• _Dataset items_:
# # # #
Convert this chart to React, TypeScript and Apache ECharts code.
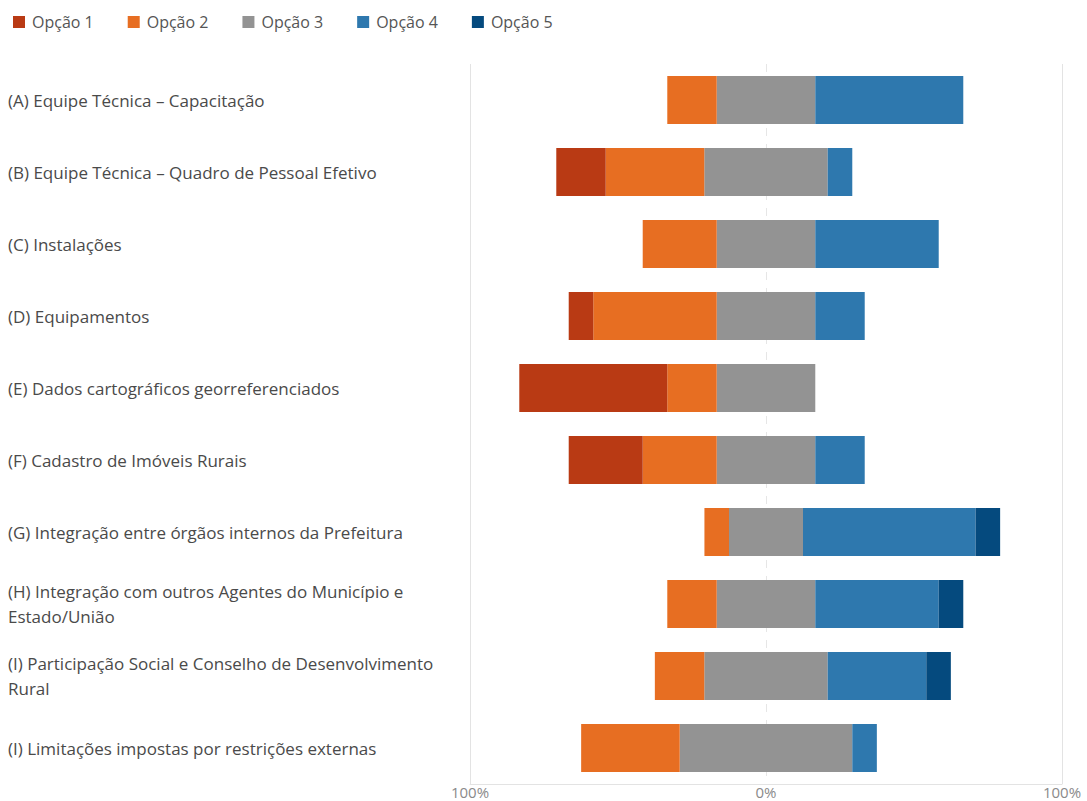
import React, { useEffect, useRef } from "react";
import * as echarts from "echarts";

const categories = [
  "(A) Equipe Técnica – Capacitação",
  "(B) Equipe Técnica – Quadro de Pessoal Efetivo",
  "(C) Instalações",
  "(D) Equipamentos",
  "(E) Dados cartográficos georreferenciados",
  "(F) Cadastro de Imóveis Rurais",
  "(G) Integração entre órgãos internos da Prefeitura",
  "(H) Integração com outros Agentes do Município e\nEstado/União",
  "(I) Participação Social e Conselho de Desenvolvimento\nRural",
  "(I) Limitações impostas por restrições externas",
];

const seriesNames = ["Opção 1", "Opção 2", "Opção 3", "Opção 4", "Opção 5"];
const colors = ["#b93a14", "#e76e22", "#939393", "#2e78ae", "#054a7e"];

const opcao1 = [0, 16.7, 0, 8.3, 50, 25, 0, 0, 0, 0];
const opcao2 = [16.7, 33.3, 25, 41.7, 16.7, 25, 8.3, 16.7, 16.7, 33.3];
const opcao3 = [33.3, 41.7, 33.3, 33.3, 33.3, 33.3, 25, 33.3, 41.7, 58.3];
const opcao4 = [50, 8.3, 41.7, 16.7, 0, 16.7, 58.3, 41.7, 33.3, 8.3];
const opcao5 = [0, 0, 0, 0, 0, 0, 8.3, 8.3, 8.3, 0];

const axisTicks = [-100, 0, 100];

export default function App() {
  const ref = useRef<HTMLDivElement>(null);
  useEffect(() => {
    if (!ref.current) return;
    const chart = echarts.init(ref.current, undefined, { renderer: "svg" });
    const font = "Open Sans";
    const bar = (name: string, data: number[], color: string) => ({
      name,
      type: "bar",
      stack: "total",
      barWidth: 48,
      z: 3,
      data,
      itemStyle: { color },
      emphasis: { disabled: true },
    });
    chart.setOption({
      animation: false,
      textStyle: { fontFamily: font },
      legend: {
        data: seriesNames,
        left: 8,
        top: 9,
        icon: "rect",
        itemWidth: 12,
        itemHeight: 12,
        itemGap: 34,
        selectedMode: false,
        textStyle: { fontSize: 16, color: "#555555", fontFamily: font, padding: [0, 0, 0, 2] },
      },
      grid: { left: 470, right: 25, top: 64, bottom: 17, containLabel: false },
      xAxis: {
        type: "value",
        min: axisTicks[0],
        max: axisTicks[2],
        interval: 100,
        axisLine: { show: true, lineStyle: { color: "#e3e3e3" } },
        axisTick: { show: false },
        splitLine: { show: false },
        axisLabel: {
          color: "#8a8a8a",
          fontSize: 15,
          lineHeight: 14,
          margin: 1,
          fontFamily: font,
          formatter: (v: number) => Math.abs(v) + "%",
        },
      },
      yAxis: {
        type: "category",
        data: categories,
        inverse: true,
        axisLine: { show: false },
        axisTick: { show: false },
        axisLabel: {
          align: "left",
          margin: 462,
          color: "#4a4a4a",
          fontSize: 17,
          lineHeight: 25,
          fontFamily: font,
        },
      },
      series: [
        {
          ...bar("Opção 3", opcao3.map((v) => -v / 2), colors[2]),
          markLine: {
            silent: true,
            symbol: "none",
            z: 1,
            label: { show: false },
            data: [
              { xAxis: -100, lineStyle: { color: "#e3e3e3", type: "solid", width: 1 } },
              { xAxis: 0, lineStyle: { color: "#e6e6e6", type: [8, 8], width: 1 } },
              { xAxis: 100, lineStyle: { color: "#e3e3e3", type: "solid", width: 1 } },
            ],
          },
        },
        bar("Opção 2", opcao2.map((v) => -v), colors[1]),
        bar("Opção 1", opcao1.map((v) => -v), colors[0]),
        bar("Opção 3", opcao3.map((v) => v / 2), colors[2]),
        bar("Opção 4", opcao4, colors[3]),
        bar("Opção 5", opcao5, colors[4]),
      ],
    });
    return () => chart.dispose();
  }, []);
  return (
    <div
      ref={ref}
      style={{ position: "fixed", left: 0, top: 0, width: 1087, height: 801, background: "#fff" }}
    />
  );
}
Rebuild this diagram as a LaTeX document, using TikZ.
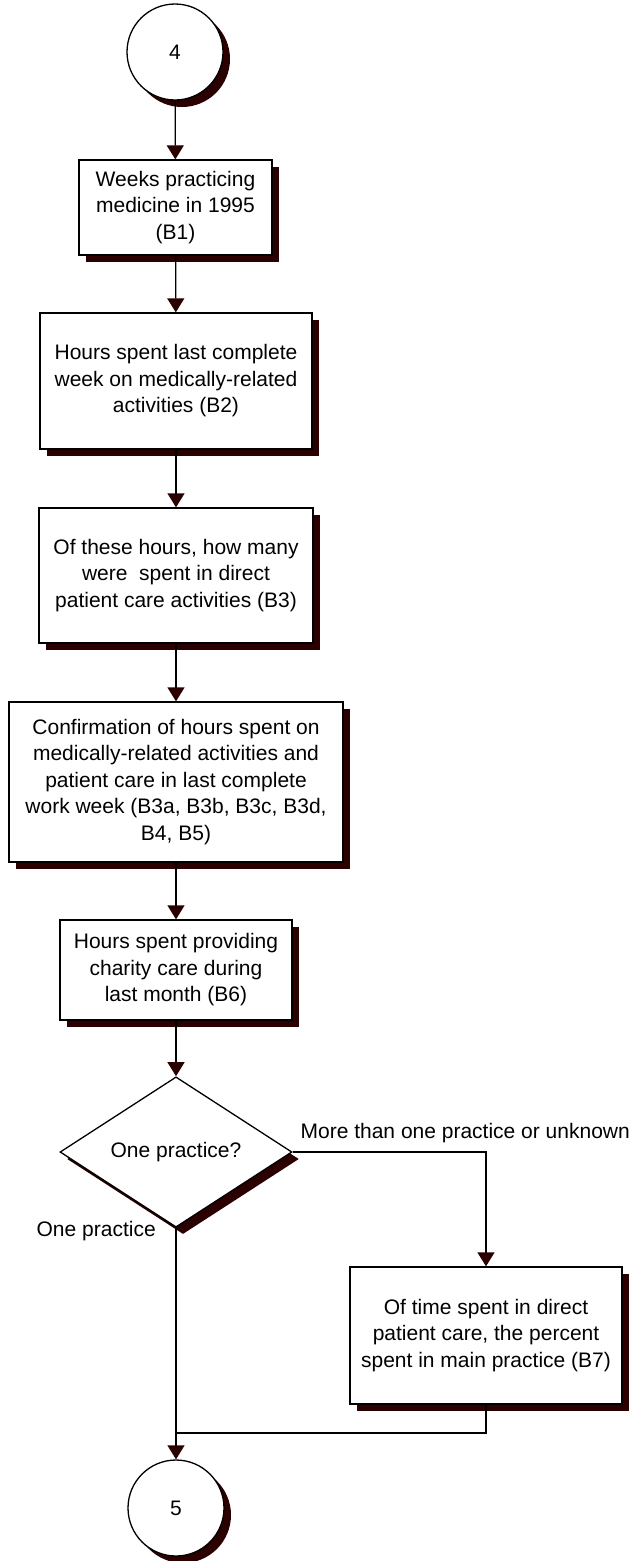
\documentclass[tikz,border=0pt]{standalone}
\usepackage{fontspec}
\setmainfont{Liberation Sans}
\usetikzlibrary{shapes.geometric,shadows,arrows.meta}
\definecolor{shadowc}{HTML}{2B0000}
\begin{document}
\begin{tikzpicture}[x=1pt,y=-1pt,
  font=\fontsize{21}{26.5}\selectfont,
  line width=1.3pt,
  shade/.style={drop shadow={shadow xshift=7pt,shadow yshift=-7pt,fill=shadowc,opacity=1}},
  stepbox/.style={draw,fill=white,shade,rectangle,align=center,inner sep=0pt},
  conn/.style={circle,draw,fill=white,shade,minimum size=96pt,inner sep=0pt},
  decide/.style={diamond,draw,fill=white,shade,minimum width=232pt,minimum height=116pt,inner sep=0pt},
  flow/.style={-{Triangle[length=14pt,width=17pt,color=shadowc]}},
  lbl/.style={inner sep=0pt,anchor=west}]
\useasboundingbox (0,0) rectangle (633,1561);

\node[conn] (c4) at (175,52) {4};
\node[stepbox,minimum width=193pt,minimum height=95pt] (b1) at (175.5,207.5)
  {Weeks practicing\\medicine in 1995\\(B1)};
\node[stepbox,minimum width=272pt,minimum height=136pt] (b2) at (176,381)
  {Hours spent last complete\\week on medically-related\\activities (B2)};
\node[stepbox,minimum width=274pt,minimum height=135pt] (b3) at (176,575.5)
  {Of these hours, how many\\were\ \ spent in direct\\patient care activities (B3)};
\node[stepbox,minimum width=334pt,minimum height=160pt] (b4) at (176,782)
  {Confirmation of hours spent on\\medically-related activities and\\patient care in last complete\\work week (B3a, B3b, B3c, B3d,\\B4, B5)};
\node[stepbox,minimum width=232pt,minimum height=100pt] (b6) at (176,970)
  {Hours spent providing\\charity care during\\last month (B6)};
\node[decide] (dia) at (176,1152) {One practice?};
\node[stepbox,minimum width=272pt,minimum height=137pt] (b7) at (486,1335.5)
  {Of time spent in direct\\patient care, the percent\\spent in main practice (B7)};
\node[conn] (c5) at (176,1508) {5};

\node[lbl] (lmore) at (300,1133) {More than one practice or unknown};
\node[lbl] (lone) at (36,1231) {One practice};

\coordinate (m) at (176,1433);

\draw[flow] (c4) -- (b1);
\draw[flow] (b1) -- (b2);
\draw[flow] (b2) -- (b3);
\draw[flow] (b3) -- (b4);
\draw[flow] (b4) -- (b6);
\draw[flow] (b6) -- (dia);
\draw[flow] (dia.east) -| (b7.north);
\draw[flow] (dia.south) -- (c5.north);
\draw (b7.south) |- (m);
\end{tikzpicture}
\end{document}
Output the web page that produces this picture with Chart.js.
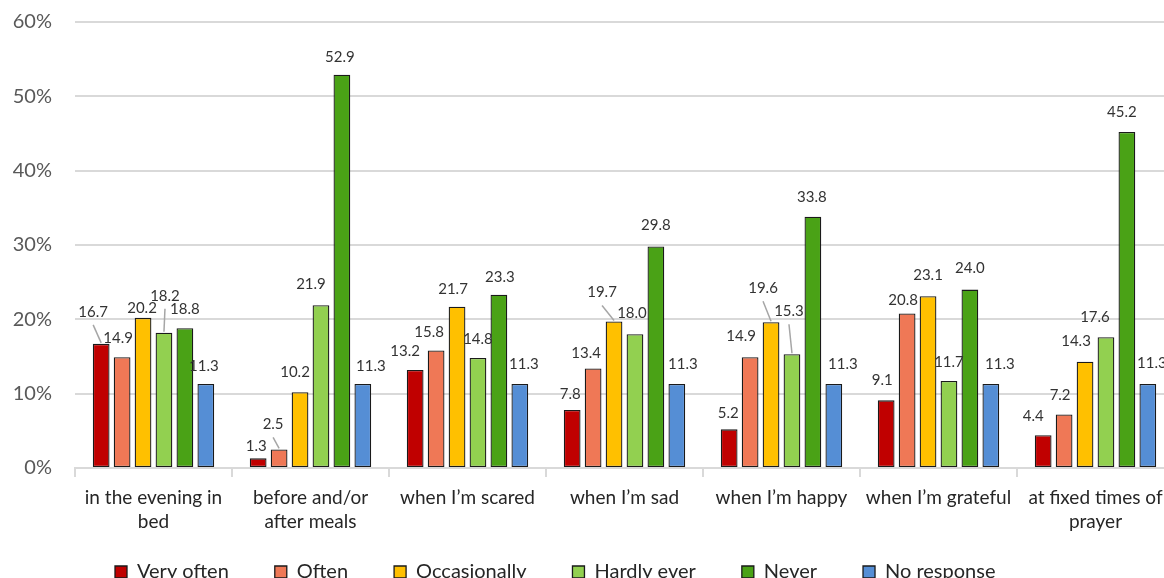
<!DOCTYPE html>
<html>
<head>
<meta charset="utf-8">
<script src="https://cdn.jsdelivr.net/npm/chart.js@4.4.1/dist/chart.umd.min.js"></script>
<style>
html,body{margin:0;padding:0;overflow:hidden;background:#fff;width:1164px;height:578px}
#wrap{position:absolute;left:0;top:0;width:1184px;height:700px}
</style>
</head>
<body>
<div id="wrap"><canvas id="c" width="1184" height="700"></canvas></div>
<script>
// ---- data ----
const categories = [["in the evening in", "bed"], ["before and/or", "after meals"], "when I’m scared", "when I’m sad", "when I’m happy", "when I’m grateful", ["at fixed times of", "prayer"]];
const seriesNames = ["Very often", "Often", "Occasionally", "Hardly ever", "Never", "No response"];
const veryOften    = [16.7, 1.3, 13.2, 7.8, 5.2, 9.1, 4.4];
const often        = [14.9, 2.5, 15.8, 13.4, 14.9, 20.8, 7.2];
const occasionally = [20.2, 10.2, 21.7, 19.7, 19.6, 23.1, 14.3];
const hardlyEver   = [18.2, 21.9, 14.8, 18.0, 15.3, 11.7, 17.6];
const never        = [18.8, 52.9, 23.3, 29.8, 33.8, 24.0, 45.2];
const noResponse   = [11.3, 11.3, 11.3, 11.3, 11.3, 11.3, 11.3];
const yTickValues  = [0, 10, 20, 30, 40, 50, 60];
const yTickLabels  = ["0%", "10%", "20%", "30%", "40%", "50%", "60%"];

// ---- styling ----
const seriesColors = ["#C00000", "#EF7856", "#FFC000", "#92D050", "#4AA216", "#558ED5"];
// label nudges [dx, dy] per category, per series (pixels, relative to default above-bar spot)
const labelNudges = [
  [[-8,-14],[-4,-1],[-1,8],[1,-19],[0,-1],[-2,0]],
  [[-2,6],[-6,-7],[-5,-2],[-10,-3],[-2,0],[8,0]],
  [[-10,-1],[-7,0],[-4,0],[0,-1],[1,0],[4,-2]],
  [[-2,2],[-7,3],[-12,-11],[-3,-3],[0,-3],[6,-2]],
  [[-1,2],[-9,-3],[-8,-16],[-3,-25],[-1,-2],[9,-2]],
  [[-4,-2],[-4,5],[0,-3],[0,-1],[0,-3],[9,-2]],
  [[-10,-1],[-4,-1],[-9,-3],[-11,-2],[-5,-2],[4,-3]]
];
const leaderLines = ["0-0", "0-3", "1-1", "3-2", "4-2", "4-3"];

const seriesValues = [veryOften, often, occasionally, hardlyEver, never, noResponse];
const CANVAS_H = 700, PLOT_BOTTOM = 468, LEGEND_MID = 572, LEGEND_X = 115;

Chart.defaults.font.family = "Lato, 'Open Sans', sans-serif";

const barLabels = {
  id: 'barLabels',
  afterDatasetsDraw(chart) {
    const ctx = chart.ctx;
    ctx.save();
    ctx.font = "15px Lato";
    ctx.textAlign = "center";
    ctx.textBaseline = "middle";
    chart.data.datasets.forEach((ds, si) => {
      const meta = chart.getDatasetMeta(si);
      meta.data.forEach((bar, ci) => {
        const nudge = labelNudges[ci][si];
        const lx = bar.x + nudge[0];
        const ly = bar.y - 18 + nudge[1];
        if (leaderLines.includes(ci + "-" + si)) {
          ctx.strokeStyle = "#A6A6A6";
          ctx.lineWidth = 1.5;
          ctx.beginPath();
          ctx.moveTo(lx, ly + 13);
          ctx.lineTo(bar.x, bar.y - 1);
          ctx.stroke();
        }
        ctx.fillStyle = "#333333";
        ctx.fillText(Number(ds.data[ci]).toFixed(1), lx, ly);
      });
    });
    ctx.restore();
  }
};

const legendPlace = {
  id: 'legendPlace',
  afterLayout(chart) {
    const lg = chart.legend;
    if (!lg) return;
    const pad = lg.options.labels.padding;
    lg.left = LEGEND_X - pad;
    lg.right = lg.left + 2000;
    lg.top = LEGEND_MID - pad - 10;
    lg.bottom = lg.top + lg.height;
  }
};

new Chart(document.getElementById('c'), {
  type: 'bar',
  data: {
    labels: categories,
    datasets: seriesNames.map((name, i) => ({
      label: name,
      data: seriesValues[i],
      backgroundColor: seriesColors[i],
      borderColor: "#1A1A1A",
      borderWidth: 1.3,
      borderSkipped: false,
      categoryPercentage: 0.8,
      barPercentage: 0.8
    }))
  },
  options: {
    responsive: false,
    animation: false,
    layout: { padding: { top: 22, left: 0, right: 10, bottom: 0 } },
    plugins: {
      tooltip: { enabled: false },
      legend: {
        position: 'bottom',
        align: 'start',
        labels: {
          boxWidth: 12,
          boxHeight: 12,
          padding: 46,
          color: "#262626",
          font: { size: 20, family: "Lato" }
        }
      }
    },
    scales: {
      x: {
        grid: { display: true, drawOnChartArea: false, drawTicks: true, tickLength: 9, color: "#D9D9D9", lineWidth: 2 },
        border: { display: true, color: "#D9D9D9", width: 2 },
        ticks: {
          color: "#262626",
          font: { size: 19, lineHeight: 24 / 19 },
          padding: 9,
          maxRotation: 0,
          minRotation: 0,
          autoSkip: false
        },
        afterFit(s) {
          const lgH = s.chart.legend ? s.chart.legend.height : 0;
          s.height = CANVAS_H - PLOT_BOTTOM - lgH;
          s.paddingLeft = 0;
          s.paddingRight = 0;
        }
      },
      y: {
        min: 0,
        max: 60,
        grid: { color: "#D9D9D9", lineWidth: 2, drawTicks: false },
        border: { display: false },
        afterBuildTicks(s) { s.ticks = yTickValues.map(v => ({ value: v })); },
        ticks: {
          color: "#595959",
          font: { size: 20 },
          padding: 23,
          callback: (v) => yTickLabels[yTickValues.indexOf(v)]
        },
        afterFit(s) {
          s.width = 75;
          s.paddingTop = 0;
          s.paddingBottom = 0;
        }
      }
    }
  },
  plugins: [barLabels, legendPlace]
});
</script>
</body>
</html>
# # # #
• _What is needed_: Your task is to retype exactly the lines from the one containing "Rebuild this diagram" through the one containing "(0,0) rectangle (633,1561);", leaving every picture out.

• _Exercise answer_:
Rebuild this diagram as a LaTeX document, using TikZ.
\documentclass[tikz,border=0pt]{standalone}
\usepackage{fontspec}
\setmainfont{Liberation Sans}
\usetikzlibrary{shapes.geometric,shadows,arrows.meta}
\definecolor{shadowc}{HTML}{2B0000}
\begin{document}
\begin{tikzpicture}[x=1pt,y=-1pt,
  font=\fontsize{21}{26.5}\selectfont,
  line width=1.3pt,
  shade/.style={drop shadow={shadow xshift=7pt,shadow yshift=-7pt,fill=shadowc,opacity=1}},
  stepbox/.style={draw,fill=white,shade,rectangle,align=center,inner sep=0pt},
  conn/.style={circle,draw,fill=white,shade,minimum size=96pt,inner sep=0pt},
  decide/.style={diamond,draw,fill=white,shade,minimum width=232pt,minimum height=116pt,inner sep=0pt},
  flow/.style={-{Triangle[length=14pt,width=17pt,color=shadowc]}},
  lbl/.style={inner sep=0pt,anchor=west}]
\useasboundingbox (0,0) rectangle (633,1561);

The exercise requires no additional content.